Artículo de Antonio Jesús Sánchez Rodríguez

 

NOTAS:

[1] La anorexia es el trastorno de la conducta caracterizado por la búsqueda de un ideal de delgadez extrema y de restricción alimentaria que nunca se alcanza. La vigorexia es el trastorno de conducta caracterizado por un exceso de práctica deportiva destinada al modelaje del cuerpo y al cultivo de la belleza y la fuerza. Al igual que en la anorexia, la meta buscada nunca se alcanza, con lo que su persecución solo acaba con el tratamiento o con la muerte del paciente. La megarexia es el trastorno de la conducta que hace del alimentarse un programa vital, llegando a producir sujetos de peso excesivo que no perciben su obesidad y los riesgos que para su saluda la misma conlleva.

[2] Así es como el escritor William S. Burroughs, llama al cuerpo humano, en su libro del mismo título: La máquina blanda, Barcelona, Minotauro,1995.

 

 

Antonio Jesús Sánchez Rodríguez (Madrid, 1967).

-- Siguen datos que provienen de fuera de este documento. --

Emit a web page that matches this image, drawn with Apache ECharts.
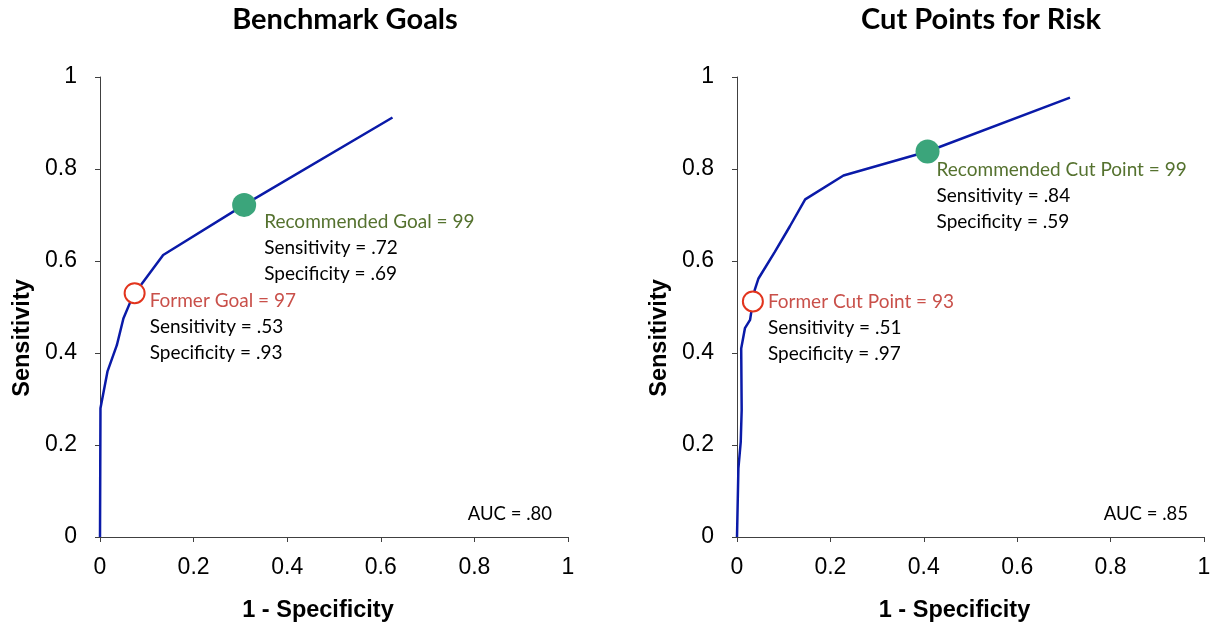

Doctor en Filosofía (Universidad Complutense de Madrid, 2018), Derecho (Universidad Carlos III de Madrid, 1998) y en Ciencias Políticas y Sociología (UNED, 2015). Autor, entre otras obras, de El Yo Cicatricial, Madrid, Manuscritos, 2019; Tecnología y participación, Madrid, Dykinson, 2019; y de Fisicoculturismo. Orígenes antropológicos y connotaciones filosóficas, Madrid, Dykinson, 2019.